Do we curate in Emergency Management? Emergency Management is certainly a unique profession. It is highly dependent on a broad set of knowledge, much of which is applied to nearly all activities but some applied very specifically. A county emergency manager could be participating in a nuclear power plant exercise one day and giving a presentation on flood preparedness to local communities the next. Both have to do with preparedness, but each require separate and specific applications of technical knowledge. Emergency managers are often jacks of many trades, perhaps specializing in one or two areas, but typically being reasonably well versed in many other topics. In the event that more knowledge is needed, emergency managers know who to reach out to.

Emergency managers coordinate to a higher degree than most other professions – So much so that the profession is actually dependent upon it. No emergency manager in any community can be successful without coordinating with and having cooperation from other community stakeholders. This premise is applied not only to response, but to all phases of emergency management. At present I’m working on a plan for a community that requires some very specific public health expertise. I can write a plan, but the plan won’t have maximum effectiveness without the input of certain subject matter experts.

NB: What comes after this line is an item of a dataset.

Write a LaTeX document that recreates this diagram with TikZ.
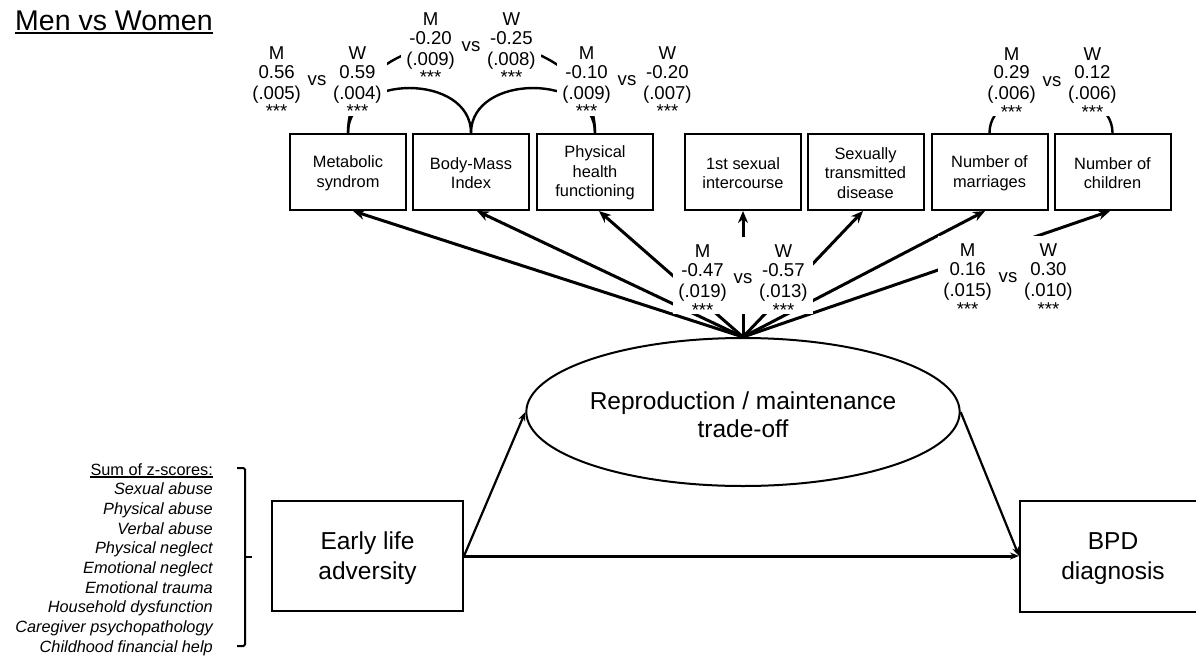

Similar to trainers, most emergency managers I know have collections of books and reference materials. Many are from courses or seminars they have attended, text books, trade periodicals, and an extensive collection of electronic files. Lessons Learned Information Sharing (LLIS) is an excellent living library of reference materials from contributors all over the nation which I go to often to review best practices.

So what do you think about emergency managers being curators?